### GOAL OF THE EXERCISE
Below are some entries. Transcribe the lines from the one holding "Give me the matplotlib source for this chart." to the one holding "import matplotlib.transforms as mtransforms", inclusive, but not the pictures among them.

### SUPPLIED RECORDS
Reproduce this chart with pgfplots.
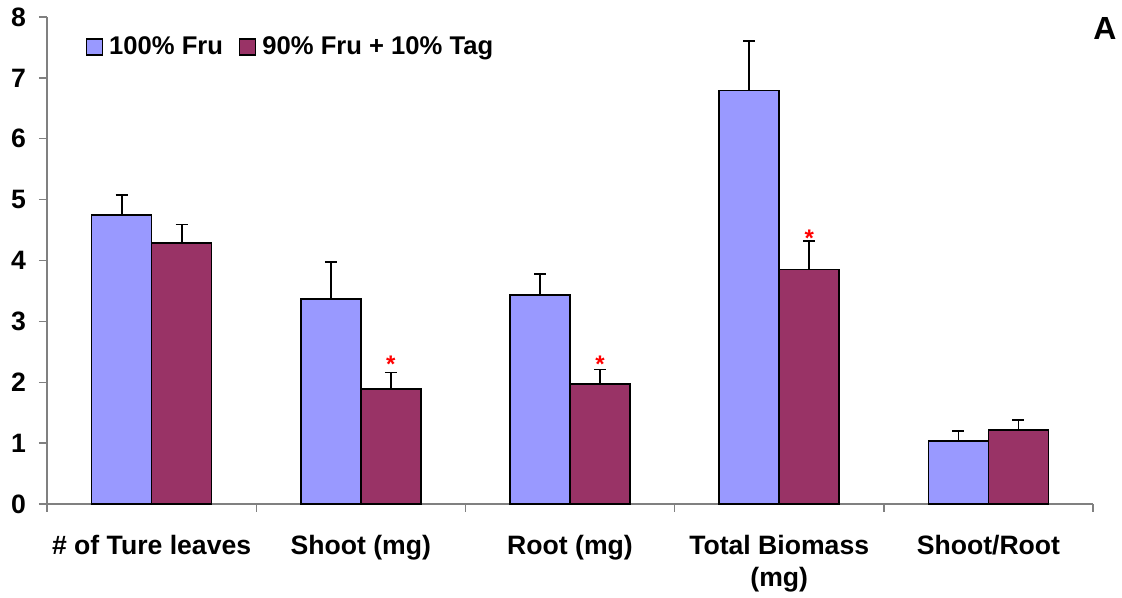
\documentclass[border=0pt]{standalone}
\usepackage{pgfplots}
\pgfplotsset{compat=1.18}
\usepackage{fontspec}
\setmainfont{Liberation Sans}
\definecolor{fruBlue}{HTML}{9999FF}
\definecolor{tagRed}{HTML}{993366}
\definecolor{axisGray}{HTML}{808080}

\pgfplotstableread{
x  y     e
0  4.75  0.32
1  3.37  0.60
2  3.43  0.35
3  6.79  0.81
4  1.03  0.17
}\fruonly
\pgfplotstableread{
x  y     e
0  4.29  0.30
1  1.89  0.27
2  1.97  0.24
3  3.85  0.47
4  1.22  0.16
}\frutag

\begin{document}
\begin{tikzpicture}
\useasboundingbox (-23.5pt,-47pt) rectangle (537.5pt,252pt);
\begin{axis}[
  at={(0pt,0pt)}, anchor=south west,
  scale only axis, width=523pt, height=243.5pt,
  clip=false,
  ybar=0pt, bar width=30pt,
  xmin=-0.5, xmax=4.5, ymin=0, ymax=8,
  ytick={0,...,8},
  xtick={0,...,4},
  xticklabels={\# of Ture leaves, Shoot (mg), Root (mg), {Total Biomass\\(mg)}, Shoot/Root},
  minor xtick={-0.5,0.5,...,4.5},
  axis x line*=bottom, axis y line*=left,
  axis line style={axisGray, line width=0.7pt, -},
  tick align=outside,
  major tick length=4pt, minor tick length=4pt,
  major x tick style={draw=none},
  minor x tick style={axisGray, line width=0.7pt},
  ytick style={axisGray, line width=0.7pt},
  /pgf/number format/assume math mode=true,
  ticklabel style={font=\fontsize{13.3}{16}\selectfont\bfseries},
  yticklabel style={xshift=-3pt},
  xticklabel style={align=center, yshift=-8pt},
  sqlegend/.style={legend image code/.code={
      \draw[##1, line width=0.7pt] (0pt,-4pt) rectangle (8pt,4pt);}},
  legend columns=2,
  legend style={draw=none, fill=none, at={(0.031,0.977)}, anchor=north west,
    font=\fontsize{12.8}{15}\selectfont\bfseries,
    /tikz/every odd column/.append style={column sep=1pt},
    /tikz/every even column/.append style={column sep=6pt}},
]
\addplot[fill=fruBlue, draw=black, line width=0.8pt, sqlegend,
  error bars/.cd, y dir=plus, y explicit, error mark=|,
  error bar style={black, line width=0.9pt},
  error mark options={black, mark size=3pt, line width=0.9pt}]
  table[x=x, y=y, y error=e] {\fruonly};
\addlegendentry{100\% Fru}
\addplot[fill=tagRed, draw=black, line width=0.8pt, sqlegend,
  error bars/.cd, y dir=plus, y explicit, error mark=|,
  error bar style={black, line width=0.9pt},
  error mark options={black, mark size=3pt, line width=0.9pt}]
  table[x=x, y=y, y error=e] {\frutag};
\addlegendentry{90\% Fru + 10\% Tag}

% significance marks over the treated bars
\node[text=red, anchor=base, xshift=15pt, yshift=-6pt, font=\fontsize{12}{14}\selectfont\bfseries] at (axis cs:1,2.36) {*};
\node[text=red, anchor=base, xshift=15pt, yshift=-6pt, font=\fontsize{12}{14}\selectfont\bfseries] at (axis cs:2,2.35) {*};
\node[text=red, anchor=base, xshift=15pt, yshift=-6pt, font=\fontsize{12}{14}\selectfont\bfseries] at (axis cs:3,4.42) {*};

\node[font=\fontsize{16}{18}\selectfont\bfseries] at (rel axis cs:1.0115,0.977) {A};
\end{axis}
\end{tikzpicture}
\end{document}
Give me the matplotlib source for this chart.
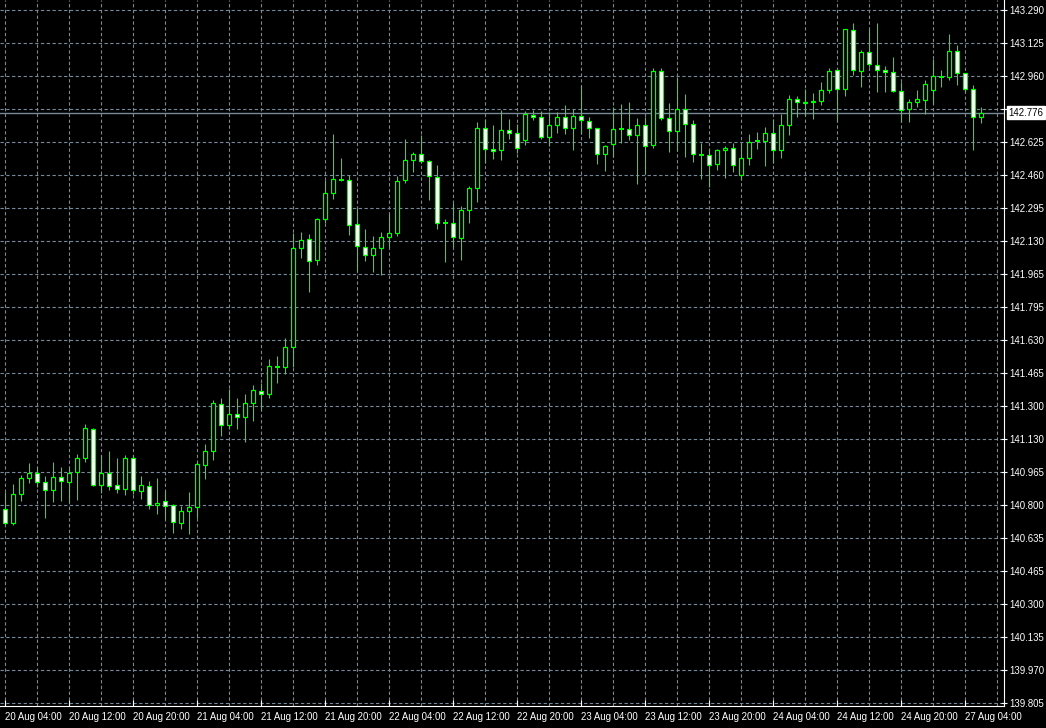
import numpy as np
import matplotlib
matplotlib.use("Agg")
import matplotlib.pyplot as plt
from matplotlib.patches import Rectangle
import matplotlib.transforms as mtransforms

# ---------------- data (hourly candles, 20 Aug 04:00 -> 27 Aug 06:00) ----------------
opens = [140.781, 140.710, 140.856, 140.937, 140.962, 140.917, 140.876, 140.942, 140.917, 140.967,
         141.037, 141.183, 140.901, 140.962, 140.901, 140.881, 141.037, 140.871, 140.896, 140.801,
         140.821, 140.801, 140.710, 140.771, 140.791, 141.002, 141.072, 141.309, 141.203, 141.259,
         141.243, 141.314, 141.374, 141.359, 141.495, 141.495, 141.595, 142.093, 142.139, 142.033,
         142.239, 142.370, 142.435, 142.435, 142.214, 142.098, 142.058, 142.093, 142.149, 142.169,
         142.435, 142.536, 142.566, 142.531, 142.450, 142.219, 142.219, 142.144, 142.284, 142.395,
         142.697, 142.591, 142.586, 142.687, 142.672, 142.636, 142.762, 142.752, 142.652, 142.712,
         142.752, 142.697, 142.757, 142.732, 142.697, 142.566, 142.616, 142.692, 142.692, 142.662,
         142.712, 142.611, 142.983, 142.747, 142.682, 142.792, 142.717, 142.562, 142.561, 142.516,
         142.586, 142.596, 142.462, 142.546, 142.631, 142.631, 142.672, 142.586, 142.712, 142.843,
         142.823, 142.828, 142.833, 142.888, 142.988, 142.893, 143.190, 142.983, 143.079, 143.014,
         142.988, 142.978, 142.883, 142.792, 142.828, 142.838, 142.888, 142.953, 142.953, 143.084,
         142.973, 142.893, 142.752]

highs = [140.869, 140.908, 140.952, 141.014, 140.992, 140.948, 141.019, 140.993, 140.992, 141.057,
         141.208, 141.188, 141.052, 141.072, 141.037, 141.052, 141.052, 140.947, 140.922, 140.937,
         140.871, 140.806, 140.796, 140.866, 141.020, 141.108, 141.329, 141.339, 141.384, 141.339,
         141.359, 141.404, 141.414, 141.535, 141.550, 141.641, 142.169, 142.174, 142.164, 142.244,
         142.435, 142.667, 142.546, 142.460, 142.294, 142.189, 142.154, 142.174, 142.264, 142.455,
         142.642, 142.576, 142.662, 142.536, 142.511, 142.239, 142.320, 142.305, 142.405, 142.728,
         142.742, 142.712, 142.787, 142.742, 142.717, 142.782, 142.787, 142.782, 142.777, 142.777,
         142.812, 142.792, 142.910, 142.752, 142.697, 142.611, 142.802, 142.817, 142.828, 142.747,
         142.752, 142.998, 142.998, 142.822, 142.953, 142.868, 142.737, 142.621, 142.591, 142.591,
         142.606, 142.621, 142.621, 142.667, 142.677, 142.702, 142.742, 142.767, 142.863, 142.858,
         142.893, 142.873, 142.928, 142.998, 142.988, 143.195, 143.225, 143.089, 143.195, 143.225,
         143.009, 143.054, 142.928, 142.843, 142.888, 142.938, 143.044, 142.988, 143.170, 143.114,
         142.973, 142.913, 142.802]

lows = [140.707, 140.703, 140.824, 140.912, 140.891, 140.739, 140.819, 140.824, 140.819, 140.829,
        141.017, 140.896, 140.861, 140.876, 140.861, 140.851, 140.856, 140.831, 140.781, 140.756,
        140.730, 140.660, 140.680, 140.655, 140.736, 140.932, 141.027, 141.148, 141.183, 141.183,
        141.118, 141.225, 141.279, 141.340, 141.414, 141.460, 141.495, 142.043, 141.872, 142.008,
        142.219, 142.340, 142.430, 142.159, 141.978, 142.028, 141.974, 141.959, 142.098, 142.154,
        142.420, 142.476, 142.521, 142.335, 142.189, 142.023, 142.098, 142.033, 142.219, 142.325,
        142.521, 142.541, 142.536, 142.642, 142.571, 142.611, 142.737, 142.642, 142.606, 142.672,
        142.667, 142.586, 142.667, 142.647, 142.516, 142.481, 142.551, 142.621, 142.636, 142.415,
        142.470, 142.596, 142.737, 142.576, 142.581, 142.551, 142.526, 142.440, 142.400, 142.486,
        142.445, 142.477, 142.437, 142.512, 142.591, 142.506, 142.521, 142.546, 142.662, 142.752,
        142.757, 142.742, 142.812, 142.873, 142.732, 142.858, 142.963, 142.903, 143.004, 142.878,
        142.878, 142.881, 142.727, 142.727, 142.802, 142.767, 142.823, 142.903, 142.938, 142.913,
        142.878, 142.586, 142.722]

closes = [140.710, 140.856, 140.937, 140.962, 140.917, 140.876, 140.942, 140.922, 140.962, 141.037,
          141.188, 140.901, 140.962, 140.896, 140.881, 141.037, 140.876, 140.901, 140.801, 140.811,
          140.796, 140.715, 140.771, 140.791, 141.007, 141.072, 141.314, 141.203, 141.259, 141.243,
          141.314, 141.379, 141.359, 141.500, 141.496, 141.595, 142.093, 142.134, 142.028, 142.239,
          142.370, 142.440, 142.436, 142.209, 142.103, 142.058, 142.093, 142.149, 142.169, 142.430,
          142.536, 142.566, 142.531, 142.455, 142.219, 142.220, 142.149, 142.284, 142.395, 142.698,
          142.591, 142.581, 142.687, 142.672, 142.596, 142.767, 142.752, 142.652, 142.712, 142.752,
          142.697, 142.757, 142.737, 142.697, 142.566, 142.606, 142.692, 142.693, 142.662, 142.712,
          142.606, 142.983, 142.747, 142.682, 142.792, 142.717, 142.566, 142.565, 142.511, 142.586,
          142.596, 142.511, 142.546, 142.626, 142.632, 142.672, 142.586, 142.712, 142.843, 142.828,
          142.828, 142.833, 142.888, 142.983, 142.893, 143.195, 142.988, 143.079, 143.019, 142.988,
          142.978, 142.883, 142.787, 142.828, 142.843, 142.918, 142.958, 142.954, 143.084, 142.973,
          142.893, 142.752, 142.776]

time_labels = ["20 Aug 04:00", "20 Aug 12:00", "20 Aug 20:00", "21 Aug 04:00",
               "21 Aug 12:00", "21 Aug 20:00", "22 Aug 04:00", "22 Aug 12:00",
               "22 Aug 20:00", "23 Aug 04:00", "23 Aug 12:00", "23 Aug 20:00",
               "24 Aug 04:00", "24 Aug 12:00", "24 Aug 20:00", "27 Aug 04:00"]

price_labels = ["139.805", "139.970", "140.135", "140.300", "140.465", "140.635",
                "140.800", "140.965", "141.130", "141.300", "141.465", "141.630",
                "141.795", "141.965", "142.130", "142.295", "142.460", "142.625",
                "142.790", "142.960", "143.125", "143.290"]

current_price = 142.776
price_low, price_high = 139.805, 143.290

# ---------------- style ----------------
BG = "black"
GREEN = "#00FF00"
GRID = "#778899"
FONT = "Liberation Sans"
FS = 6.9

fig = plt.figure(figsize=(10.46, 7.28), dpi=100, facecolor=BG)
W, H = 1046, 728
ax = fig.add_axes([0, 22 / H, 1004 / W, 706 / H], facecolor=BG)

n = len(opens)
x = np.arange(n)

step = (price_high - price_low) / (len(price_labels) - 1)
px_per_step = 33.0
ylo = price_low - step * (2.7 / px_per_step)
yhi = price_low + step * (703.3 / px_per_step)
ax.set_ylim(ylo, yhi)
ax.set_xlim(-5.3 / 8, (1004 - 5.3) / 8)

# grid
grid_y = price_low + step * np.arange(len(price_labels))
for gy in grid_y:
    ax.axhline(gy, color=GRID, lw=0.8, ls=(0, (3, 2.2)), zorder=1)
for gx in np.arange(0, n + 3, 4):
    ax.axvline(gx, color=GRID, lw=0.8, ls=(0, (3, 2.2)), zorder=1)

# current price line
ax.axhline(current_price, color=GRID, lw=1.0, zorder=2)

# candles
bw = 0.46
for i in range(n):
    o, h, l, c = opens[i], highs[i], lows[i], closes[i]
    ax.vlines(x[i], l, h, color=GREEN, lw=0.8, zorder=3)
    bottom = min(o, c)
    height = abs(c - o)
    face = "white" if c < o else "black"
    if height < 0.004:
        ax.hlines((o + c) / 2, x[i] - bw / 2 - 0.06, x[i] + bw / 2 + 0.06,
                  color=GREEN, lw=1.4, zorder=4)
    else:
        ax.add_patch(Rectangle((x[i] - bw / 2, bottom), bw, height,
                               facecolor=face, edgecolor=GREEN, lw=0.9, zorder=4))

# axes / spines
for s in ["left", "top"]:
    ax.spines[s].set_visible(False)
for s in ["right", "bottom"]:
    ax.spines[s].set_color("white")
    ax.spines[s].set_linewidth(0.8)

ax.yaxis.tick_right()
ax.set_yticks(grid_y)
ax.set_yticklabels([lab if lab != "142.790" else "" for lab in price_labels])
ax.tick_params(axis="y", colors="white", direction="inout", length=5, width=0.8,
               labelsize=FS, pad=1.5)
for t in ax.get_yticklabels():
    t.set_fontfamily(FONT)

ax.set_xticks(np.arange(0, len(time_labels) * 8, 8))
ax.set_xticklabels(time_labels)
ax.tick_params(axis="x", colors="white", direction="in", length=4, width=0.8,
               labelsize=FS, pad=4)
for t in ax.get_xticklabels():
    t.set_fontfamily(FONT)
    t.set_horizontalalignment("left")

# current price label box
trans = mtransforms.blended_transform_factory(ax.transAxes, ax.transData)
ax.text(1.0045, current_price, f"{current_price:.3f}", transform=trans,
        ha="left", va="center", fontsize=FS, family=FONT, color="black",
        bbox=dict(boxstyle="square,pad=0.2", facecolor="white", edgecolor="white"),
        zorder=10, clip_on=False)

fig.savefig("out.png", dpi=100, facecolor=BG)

...

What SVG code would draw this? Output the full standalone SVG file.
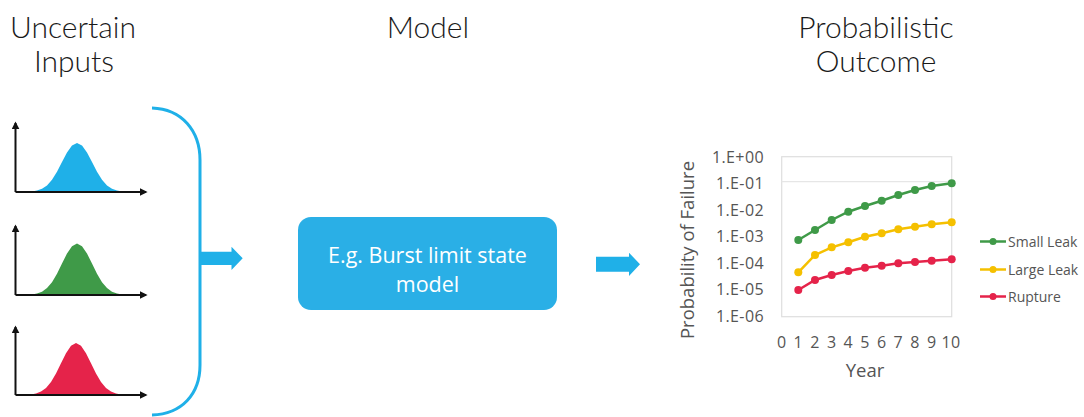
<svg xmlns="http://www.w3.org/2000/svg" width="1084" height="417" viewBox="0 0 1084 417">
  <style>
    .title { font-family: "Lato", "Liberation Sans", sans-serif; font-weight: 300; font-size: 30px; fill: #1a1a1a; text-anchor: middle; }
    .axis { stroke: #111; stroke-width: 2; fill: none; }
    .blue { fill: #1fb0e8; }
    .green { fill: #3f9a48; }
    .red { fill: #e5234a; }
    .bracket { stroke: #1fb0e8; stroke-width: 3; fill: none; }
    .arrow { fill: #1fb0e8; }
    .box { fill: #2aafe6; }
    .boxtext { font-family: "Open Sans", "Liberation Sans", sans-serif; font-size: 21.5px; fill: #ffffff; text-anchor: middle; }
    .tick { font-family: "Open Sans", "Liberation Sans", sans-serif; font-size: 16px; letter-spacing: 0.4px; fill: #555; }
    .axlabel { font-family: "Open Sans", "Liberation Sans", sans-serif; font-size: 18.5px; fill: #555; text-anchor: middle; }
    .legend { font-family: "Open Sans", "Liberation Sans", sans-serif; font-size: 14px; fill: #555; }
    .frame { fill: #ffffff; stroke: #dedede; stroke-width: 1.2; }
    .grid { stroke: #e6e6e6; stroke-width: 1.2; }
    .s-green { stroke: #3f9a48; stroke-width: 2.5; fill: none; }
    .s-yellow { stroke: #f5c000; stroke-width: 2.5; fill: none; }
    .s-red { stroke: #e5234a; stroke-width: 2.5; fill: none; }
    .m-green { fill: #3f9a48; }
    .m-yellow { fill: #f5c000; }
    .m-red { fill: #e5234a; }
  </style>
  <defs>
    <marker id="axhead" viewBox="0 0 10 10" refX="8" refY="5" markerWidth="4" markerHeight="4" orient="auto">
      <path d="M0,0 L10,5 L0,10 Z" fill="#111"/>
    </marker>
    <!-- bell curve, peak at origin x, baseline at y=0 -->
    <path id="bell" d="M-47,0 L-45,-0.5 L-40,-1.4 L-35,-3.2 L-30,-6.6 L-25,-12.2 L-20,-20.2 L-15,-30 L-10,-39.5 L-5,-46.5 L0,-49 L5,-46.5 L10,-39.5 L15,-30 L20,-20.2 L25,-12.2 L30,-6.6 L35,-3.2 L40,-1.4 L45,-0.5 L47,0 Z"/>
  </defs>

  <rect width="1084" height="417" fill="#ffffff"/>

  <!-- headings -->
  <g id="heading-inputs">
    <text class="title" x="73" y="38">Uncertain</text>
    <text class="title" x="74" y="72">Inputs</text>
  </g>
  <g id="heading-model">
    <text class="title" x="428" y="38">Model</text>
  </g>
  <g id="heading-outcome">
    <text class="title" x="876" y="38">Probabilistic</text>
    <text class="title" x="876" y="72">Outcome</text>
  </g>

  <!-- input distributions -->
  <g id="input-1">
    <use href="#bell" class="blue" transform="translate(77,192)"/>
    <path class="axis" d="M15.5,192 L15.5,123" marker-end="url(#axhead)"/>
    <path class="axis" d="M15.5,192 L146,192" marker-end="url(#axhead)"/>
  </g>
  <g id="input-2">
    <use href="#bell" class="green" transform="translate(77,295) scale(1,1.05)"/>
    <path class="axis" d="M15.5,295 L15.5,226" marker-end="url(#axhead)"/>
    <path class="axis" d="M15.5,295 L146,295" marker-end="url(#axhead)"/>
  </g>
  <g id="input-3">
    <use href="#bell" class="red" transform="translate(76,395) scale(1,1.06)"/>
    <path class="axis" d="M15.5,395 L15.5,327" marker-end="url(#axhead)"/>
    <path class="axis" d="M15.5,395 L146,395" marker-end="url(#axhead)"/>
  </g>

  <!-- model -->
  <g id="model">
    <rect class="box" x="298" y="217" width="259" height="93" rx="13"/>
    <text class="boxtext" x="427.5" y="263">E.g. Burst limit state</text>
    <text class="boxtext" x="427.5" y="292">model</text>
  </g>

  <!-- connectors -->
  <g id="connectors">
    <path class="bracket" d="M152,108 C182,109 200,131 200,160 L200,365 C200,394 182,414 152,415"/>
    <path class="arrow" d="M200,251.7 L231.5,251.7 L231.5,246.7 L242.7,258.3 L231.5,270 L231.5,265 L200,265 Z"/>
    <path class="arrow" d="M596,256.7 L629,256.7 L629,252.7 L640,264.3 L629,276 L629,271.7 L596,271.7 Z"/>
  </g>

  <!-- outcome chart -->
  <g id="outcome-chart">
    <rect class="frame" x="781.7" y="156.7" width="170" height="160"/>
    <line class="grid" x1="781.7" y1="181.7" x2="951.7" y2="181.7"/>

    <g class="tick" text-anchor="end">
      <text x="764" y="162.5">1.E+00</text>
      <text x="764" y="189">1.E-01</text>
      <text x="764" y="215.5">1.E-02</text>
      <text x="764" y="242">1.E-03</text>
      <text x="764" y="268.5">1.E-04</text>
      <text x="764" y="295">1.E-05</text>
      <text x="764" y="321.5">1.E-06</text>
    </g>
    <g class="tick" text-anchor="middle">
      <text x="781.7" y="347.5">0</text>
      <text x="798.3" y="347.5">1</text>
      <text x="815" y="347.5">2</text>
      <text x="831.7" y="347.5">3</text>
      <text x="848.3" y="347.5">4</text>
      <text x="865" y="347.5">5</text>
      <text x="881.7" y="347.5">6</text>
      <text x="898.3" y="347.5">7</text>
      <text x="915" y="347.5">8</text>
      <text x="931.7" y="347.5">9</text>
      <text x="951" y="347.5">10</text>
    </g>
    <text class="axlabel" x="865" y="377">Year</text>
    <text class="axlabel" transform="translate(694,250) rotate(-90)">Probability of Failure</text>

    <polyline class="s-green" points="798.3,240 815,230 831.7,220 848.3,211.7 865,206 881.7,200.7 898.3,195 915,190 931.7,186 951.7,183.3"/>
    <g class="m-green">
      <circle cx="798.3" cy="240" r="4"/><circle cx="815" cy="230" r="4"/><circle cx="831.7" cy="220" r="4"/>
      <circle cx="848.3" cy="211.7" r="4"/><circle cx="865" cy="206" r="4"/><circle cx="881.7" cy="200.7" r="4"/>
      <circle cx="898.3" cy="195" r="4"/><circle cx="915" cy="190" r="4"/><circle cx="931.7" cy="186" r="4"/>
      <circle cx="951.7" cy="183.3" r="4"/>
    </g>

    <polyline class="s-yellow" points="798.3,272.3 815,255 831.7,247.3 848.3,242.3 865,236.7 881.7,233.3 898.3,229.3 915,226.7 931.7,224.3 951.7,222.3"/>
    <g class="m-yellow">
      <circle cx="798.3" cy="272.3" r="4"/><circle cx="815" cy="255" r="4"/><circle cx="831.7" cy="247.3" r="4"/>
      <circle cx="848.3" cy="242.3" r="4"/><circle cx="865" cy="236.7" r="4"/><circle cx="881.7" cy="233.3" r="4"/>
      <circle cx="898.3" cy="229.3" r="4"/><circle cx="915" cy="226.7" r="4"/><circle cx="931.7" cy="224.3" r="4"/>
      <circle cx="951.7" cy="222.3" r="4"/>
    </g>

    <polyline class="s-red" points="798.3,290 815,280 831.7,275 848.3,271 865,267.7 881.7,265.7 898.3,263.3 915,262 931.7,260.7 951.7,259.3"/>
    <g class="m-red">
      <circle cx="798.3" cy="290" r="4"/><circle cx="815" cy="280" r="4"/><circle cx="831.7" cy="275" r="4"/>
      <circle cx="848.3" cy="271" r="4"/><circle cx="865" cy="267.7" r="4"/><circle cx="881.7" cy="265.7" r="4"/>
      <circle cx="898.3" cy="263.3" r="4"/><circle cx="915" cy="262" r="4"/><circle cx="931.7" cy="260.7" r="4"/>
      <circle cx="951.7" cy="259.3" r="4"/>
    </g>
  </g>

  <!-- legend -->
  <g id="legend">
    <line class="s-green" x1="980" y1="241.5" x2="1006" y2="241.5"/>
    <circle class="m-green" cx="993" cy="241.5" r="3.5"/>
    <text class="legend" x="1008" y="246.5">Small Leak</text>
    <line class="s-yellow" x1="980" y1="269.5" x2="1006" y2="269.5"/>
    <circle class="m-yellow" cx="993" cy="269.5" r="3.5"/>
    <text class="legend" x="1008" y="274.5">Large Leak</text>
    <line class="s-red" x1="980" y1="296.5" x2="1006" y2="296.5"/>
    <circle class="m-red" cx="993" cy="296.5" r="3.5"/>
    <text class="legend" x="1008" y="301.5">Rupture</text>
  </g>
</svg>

### EXERCISE RESPONSE
Give me the matplotlib source for this chart.
import numpy as np
import matplotlib
matplotlib.use("Agg")
import matplotlib.pyplot as plt
from matplotlib.patches import Rectangle
import matplotlib.transforms as mtransforms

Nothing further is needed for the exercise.